/---

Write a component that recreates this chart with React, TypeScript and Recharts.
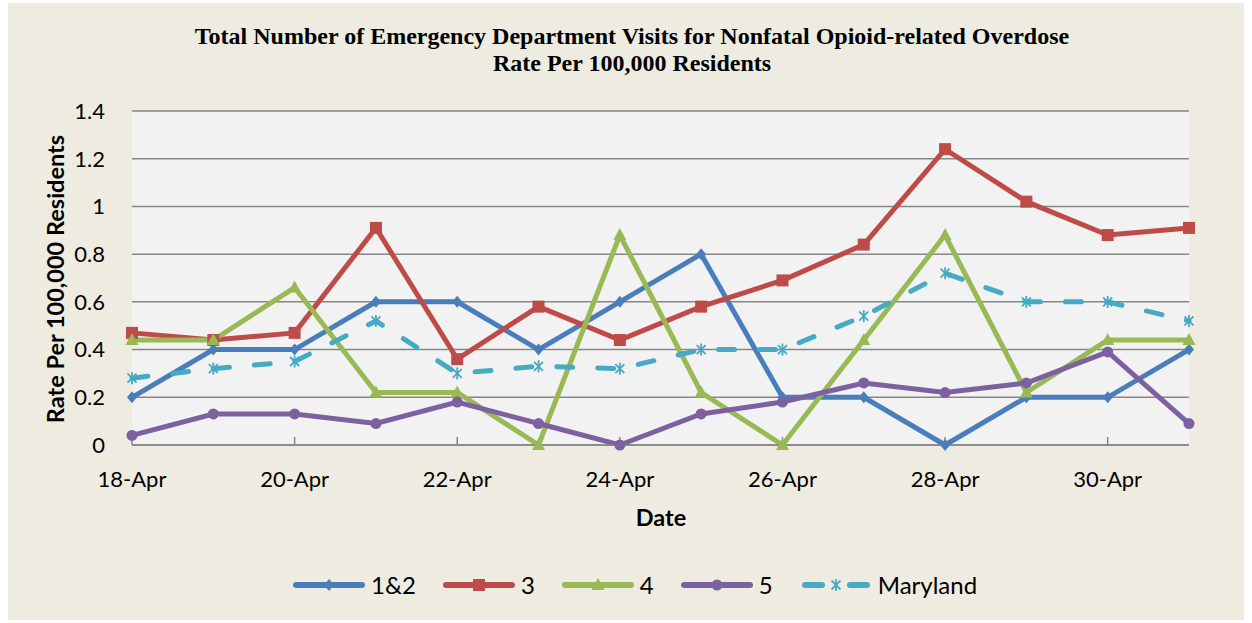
import React from "react";
import { LineChart, Line, XAxis, YAxis, CartesianGrid } from "recharts";

const dates = [
  "18-Apr", "19-Apr", "20-Apr", "21-Apr", "22-Apr", "23-Apr", "24-Apr",
  "25-Apr", "26-Apr", "27-Apr", "28-Apr", "29-Apr", "30-Apr", "1-May",
];
const region12 = [0.2, 0.4, 0.4, 0.6, 0.6, 0.4, 0.6, 0.8, 0.2, 0.2, 0, 0.2, 0.2, 0.4];
const region3 = [0.47, 0.44, 0.47, 0.91, 0.36, 0.58, 0.44, 0.58, 0.69, 0.84, 1.24, 1.02, 0.88, 0.91];
const region4 = [0.44, 0.44, 0.66, 0.22, 0.22, 0, 0.88, 0.22, 0, 0.44, 0.88, 0.22, 0.44, 0.44];
const region5 = [0.04, 0.13, 0.13, 0.09, 0.18, 0.09, 0, 0.13, 0.18, 0.26, 0.22, 0.26, 0.39, 0.09];
const maryland = [0.28, 0.32, 0.35, 0.52, 0.3, 0.33, 0.32, 0.4, 0.4, 0.54, 0.72, 0.6, 0.6, 0.52];
const yTicks = [0, 0.2, 0.4, 0.6, 0.8, 1, 1.2, 1.4];

const data = dates.map((date, i) => ({
  date,
  r12: region12[i],
  r3: region3[i],
  r4: region4[i],
  r5: region5[i],
  md: maryland[i],
}));

const BLUE = "#4A7EBB";
const RED = "#BE4B48";
const GREEN = "#98B954";
const PURPLE = "#7D60A0";
const CYAN = "#46AAC5";
const GRID = "#868686";
const SANS = "Lato, 'Liberation Sans', sans-serif";

type Shape = "diamond" | "square" | "triangle" | "circle" | "star";

function Marker({ shape, cx, cy, color }: { shape: Shape; cx: number; cy: number; color: string }) {
  if (cx == null || cy == null) return null;
  switch (shape) {
    case "diamond":
      return <polygon points={`${cx},${cy - 6} ${cx + 5},${cy} ${cx},${cy + 6} ${cx - 5},${cy}`} fill={color} />;
    case "square":
      return <rect x={cx - 6} y={cy - 6} width={12} height={12} fill={color} />;
    case "triangle":
      return <polygon points={`${cx},${cy - 7} ${cx + 6.5},${cy + 5} ${cx - 6.5},${cy + 5}`} fill={color} />;
    case "circle":
      return <circle cx={cx} cy={cy} r={5.5} fill={color} />;
    case "star":
      return (
        <g stroke={color} strokeWidth={1.8}>
          <line x1={cx - 4.5} y1={cy - 4.5} x2={cx + 4.5} y2={cy + 4.5} />
          <line x1={cx - 4.5} y1={cy + 4.5} x2={cx + 4.5} y2={cy - 4.5} />
          <line x1={cx} y1={cy - 6} x2={cx} y2={cy + 6} />
        </g>
      );
  }
  return null;
}

const dotFor = (shape: Shape, color: string) => (props: any) =>
  <Marker key={`${shape}-${props.index}`} shape={shape} cx={props.cx} cy={props.cy} color={color} />;

const legendItems: { name: string; color: string; shape: Shape; dashed?: boolean }[] = [
  { name: "1&2", color: BLUE, shape: "diamond" },
  { name: "3", color: RED, shape: "square" },
  { name: "4", color: GREEN, shape: "triangle" },
  { name: "5", color: PURPLE, shape: "circle" },
  { name: "Maryland", color: CYAN, shape: "star", dashed: true },
];

function LegendBox() {
  return (
    <div
      style={{
        position: "absolute",
        top: 571,
        left: 293,
        display: "flex",
        alignItems: "center",
        fontFamily: SANS,
        fontSize: 24,
        color: "#000",
        height: 28,
      }}
    >
      {legendItems.map((it) => (
        <div key={it.name} style={{ display: "flex", alignItems: "center", marginRight: 27 }}>
          <svg width={72} height={16}>
            {it.dashed ? (
              <g stroke={it.color} strokeWidth={6} strokeLinecap="round">
                <line x1={5} y1={8} x2={22} y2={8} />
                <line x1={50} y1={8} x2={67} y2={8} />
              </g>
            ) : (
              <line x1={3} y1={8} x2={69} y2={8} stroke={it.color} strokeWidth={6} strokeLinecap="round" />
            )}
            <Marker shape={it.shape} cx={36} cy={8} color={it.color} />
          </svg>
          <span style={{ marginLeft: 6, lineHeight: "28px" }}>{it.name}</span>
        </div>
      ))}
    </div>
  );
}

export default function App() {
  return (
    <div style={{ position: "absolute", left: 0, top: 0, width: 1252, height: 623, background: "#fff" }}>
      <div style={{ position: "absolute", left: 8, top: 3, width: 1236, height: 617, background: "#EEECE1" }} />
      <div
        style={{
          position: "absolute",
          left: 0,
          top: 23,
          width: 1264,
          textAlign: "center",
          fontFamily: "'Liberation Serif', 'Times New Roman', serif",
          fontWeight: "bold",
          fontSize: 24,
          lineHeight: "27px",
          color: "#000",
        }}
      >
        Total Number of Emergency Department Visits for Nonfatal Opioid-related Overdose
        <br />
        Rate Per 100,000 Residents
      </div>
      <div
        style={{
          position: "absolute",
          left: 55,
          top: 279,
          transform: "translate(-50%, -50%) rotate(-90deg)",
          whiteSpace: "nowrap",
          fontFamily: SANS,
          fontWeight: "bold",
          fontSize: 23.5,
          color: "#000",
        }}
      >
        Rate Per 100,000 Residents
      </div>
      <div
        style={{
          position: "absolute",
          left: 661,
          top: 517,
          transform: "translate(-50%, -50%)",
          fontFamily: SANS,
          fontWeight: "bold",
          fontSize: 23.5,
          color: "#000",
        }}
      >
        Date
      </div>
      <div style={{ position: "absolute", left: 0, top: 0 }}>
        <LineChart
          width={1252}
          height={623}
          data={data}
          margin={{ top: 111, right: 63, bottom: 148, left: 72 }}
        >
          <CartesianGrid vertical={false} stroke={GRID} strokeWidth={1.5} fill="#F2F2F2" />
          <XAxis
            dataKey="date"
            interval={1}
            height={30}
            axisLine={{ stroke: GRID, strokeWidth: 1.5 }}
            tickLine={{ stroke: GRID, strokeWidth: 1.5 }}
            tickSize={-8}
            tickMargin={34}
            tick={{ fill: "#000", fontSize: 22, fontFamily: SANS }}
          />
          <YAxis
            domain={[0, 1.4]}
            ticks={yTicks}
            width={60}
            axisLine={false}
            tickLine={false}
            tickSize={0}
            tickMargin={27}
            tick={{ fill: "#000", fontSize: 22, fontFamily: SANS }}
          />
          <Line dataKey="r12" stroke={BLUE} strokeWidth={5} dot={dotFor("diamond", BLUE)} isAnimationActive={false} />
          <Line dataKey="r3" stroke={RED} strokeWidth={5} dot={dotFor("square", RED)} isAnimationActive={false} />
          <Line dataKey="r4" stroke={GREEN} strokeWidth={5} dot={dotFor("triangle", GREEN)} isAnimationActive={false} />
          <Line dataKey="r5" stroke={PURPLE} strokeWidth={5} dot={dotFor("circle", PURPLE)} isAnimationActive={false} />
          <Line
            dataKey="md"
            stroke={CYAN}
            strokeWidth={5}
            strokeDasharray="16 25"
            strokeLinecap="round"
            dot={dotFor("star", CYAN)}
            isAnimationActive={false}
          />
        </LineChart>
      </div>
      <LegendBox />
    </div>
  );
}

\---

(To do): Skip every picture and transcribe the data above exactly.

(The response):
Write a component that recreates this chart with React, TypeScript and Recharts.
import React from "react";
import { LineChart, Line, XAxis, YAxis, CartesianGrid } from "recharts";

const dates = [
  "18-Apr", "19-Apr", "20-Apr", "21-Apr", "22-Apr", "23-Apr", "24-Apr",
  "25-Apr", "26-Apr", "27-Apr", "28-Apr", "29-Apr", "30-Apr", "1-May",
];
const region12 = [0.2, 0.4, 0.4, 0.6, 0.6, 0.4, 0.6, 0.8, 0.2, 0.2, 0, 0.2, 0.2, 0.4];
const region3 = [0.47, 0.44, 0.47, 0.91, 0.36, 0.58, 0.44, 0.58, 0.69, 0.84, 1.24, 1.02, 0.88, 0.91];
const region4 = [0.44, 0.44, 0.66, 0.22, 0.22, 0, 0.88, 0.22, 0, 0.44, 0.88, 0.22, 0.44, 0.44];
const region5 = [0.04, 0.13, 0.13, 0.09, 0.18, 0.09, 0, 0.13, 0.18, 0.26, 0.22, 0.26, 0.39, 0.09];
const maryland = [0.28, 0.32, 0.35, 0.52, 0.3, 0.33, 0.32, 0.4, 0.4, 0.54, 0.72, 0.6, 0.6, 0.52];
const yTicks = [0, 0.2, 0.4, 0.6, 0.8, 1, 1.2, 1.4];

const data = dates.map((date, i) => ({
  date,
  r12: region12[i],
  r3: region3[i],
  r4: region4[i],
  r5: region5[i],
  md: maryland[i],
}));

const BLUE = "#4A7EBB";
const RED = "#BE4B48";
const GREEN = "#98B954";
const PURPLE = "#7D60A0";
const CYAN = "#46AAC5";
const GRID = "#868686";
const SANS = "Lato, 'Liberation Sans', sans-serif";

type Shape = "diamond" | "square" | "triangle" | "circle" | "star";

function Marker({ shape, cx, cy, color }: { shape: Shape; cx: number; cy: number; color: string }) {
  if (cx == null || cy == null) return null;
  switch (shape) {
    case "diamond":
      return <polygon points={`${cx},${cy - 6} ${cx + 5},${cy} ${cx},${cy + 6} ${cx - 5},${cy}`} fill={color} />;
    case "square":
      return <rect x={cx - 6} y={cy - 6} width={12} height={12} fill={color} />;
    case "triangle":
      return <polygon points={`${cx},${cy - 7} ${cx + 6.5},${cy + 5} ${cx - 6.5},${cy + 5}`} fill={color} />;
    case "circle":
      return <circle cx={cx} cy={cy} r={5.5} fill={color} />;
    case "star":
      return (
        <g stroke={color} strokeWidth={1.8}>
          <line x1={cx - 4.5} y1={cy - 4.5} x2={cx + 4.5} y2={cy + 4.5} />
          <line x1={cx - 4.5} y1={cy + 4.5} x2={cx + 4.5} y2={cy - 4.5} />
          <line x1={cx} y1={cy - 6} x2={cx} y2={cy + 6} />
        </g>
      );
  }
  return null;
}

const dotFor = (shape: Shape, color: string) => (props: any) =>
  <Marker key={`${shape}-${props.index}`} shape={shape} cx={props.cx} cy={props.cy} color={color} />;

const legendItems: { name: string; color: string; shape: Shape; dashed?: boolean }[] = [
  { name: "1&2", color: BLUE, shape: "diamond" },
  { name: "3", color: RED, shape: "square" },
  { name: "4", color: GREEN, shape: "triangle" },
  { name: "5", color: PURPLE, shape: "circle" },
  { name: "Maryland", color: CYAN, shape: "star", dashed: true },
];

function LegendBox() {
  return (
    <div
      style={{
        position: "absolute",
        top: 571,
        left: 293,
        display: "flex",
        alignItems: "center",
        fontFamily: SANS,
        fontSize: 24,
        color: "#000",
        height: 28,
      }}
    >
      {legendItems.map((it) => (
        <div key={it.name} style={{ display: "flex", alignItems: "center", marginRight: 27 }}>
          <svg width={72} height={16}>
            {it.dashed ? (
              <g stroke={it.color} strokeWidth={6} strokeLinecap="round">
                <line x1={5} y1={8} x2={22} y2={8} />
                <line x1={50} y1={8} x2={67} y2={8} />
              </g>
            ) : (
              <line x1={3} y1={8} x2={69} y2={8} stroke={it.color} strokeWidth={6} strokeLinecap="round" />
            )}
            <Marker shape={it.shape} cx={36} cy={8} color={it.color} />
          </svg>
          <span style={{ marginLeft: 6, lineHeight: "28px" }}>{it.name}</span>
        </div>
      ))}
    </div>
  );
}

export default function App() {
  return (
    <div style={{ position: "absolute", left: 0, top: 0, width: 1252, height: 623, background: "#fff" }}>
      <div style={{ position: "absolute", left: 8, top: 3, width: 1236, height: 617, background: "#EEECE1" }} />
      <div
        style={{
          position: "absolute",
          left: 0,
          top: 23,
          width: 1264,
          textAlign: "center",
          fontFamily: "'Liberation Serif', 'Times New Roman', serif",
          fontWeight: "bold",
          fontSize: 24,
          lineHeight: "27px",
          color: "#000",
        }}
      >
        Total Number of Emergency Department Visits for Nonfatal Opioid-related Overdose
        <br />
        Rate Per 100,000 Residents
      </div>
      <div
        style={{
          position: "absolute",
          left: 55,
          top: 279,
          transform: "translate(-50%, -50%) rotate(-90deg)",
          whiteSpace: "nowrap",
          fontFamily: SANS,
          fontWeight: "bold",
          fontSize: 23.5,
          color: "#000",
        }}
      >
        Rate Per 100,000 Residents
      </div>
      <div
        style={{
          position: "absolute",
          left: 661,
          top: 517,
          transform: "translate(-50%, -50%)",
          fontFamily: SANS,
          fontWeight: "bold",
          fontSize: 23.5,
          color: "#000",
        }}
      >
        Date
      </div>
      <div style={{ position: "absolute", left: 0, top: 0 }}>
        <LineChart
          width={1252}
          height={623}
          data={data}
          margin={{ top: 111, right: 63, bottom: 148, left: 72 }}
        >
          <CartesianGrid vertical={false} stroke={GRID} strokeWidth={1.5} fill="#F2F2F2" />
          <XAxis
            dataKey="date"
            interval={1}
            height={30}
            axisLine={{ stroke: GRID, strokeWidth: 1.5 }}
            tickLine={{ stroke: GRID, strokeWidth: 1.5 }}
            tickSize={-8}
            tickMargin={34}
            tick={{ fill: "#000", fontSize: 22, fontFamily: SANS }}
          />
          <YAxis
            domain={[0, 1.4]}
            ticks={yTicks}
            width={60}
            axisLine={false}
            tickLine={false}
            tickSize={0}
            tickMargin={27}
            tick={{ fill: "#000", fontSize: 22, fontFamily: SANS }}
          />
          <Line dataKey="r12" stroke={BLUE} strokeWidth={5} dot={dotFor("diamond", BLUE)} isAnimationActive={false} />
          <Line dataKey="r3" stroke={RED} strokeWidth={5} dot={dotFor("square", RED)} isAnimationActive={false} />
          <Line dataKey="r4" stroke={GREEN} strokeWidth={5} dot={dotFor("triangle", GREEN)} isAnimationActive={false} />
          <Line dataKey="r5" stroke={PURPLE} strokeWidth={5} dot={dotFor("circle", PURPLE)} isAnimationActive={false} />
          <Line
            dataKey="md"
            stroke={CYAN}
            strokeWidth={5}
            strokeDasharray="16 25"
            strokeLinecap="round"
            dot={dotFor("star", CYAN)}
            isAnimationActive={false}
          />
        </LineChart>
      </div>
      <LegendBox />
    </div>
  );
}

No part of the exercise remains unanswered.